== STORED DATA ==

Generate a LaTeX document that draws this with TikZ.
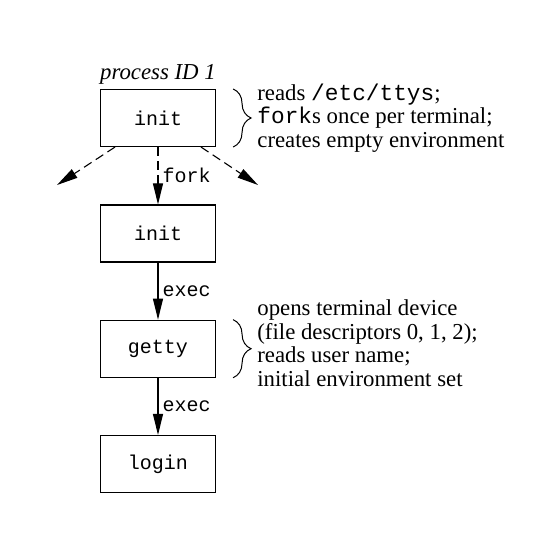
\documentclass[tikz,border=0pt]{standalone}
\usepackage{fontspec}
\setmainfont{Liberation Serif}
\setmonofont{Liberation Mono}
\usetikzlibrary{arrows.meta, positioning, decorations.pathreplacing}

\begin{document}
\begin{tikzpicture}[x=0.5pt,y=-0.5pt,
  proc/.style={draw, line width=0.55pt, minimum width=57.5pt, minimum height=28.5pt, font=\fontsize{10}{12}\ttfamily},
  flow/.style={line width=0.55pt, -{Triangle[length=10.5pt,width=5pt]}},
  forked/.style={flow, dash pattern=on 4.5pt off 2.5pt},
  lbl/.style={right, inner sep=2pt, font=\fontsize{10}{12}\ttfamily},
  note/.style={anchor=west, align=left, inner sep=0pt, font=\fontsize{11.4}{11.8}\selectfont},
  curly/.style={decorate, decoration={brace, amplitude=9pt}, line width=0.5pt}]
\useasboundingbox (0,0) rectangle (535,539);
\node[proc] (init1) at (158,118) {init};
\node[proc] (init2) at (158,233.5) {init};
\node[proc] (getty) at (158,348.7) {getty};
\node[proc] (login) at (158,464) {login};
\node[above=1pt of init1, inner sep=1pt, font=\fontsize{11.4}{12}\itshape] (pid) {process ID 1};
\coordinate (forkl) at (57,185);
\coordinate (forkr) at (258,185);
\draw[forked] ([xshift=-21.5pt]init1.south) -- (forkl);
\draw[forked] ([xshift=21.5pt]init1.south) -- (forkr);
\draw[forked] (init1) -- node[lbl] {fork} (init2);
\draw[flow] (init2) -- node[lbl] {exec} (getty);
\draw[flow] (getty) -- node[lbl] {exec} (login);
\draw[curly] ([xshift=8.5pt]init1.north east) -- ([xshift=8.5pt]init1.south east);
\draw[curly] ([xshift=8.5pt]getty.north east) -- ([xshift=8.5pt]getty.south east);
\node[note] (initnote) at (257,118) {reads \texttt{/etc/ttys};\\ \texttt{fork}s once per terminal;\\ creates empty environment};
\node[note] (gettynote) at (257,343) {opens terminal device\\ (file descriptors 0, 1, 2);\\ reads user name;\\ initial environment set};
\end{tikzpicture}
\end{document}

===

- [TASK INSTRUCTIONS]:
Reproduce the listing above exactly, excluding all pictures.

- [SOLUTION FOR THIS TASK]:
Generate a LaTeX document that draws this with TikZ.
\documentclass[tikz,border=0pt]{standalone}
\usepackage{fontspec}
\setmainfont{Liberation Serif}
\setmonofont{Liberation Mono}
\usetikzlibrary{arrows.meta, positioning, decorations.pathreplacing}

\begin{document}
\begin{tikzpicture}[x=0.5pt,y=-0.5pt,
  proc/.style={draw, line width=0.55pt, minimum width=57.5pt, minimum height=28.5pt, font=\fontsize{10}{12}\ttfamily},
  flow/.style={line width=0.55pt, -{Triangle[length=10.5pt,width=5pt]}},
  forked/.style={flow, dash pattern=on 4.5pt off 2.5pt},
  lbl/.style={right, inner sep=2pt, font=\fontsize{10}{12}\ttfamily},
  note/.style={anchor=west, align=left, inner sep=0pt, font=\fontsize{11.4}{11.8}\selectfont},
  curly/.style={decorate, decoration={brace, amplitude=9pt}, line width=0.5pt}]
\useasboundingbox (0,0) rectangle (535,539);
\node[proc] (init1) at (158,118) {init};
\node[proc] (init2) at (158,233.5) {init};
\node[proc] (getty) at (158,348.7) {getty};
\node[proc] (login) at (158,464) {login};
\node[above=1pt of init1, inner sep=1pt, font=\fontsize{11.4}{12}\itshape] (pid) {process ID 1};
\coordinate (forkl) at (57,185);
\coordinate (forkr) at (258,185);
\draw[forked] ([xshift=-21.5pt]init1.south) -- (forkl);
\draw[forked] ([xshift=21.5pt]init1.south) -- (forkr);
\draw[forked] (init1) -- node[lbl] {fork} (init2);
\draw[flow] (init2) -- node[lbl] {exec} (getty);
\draw[flow] (getty) -- node[lbl] {exec} (login);
\draw[curly] ([xshift=8.5pt]init1.north east) -- ([xshift=8.5pt]init1.south east);
\draw[curly] ([xshift=8.5pt]getty.north east) -- ([xshift=8.5pt]getty.south east);
\node[note] (initnote) at (257,118) {reads \texttt{/etc/ttys};\\ \texttt{fork}s once per terminal;\\ creates empty environment};
\node[note] (gettynote) at (257,343) {opens terminal device\\ (file descriptors 0, 1, 2);\\ reads user name;\\ initial environment set};
\end{tikzpicture}
\end{document}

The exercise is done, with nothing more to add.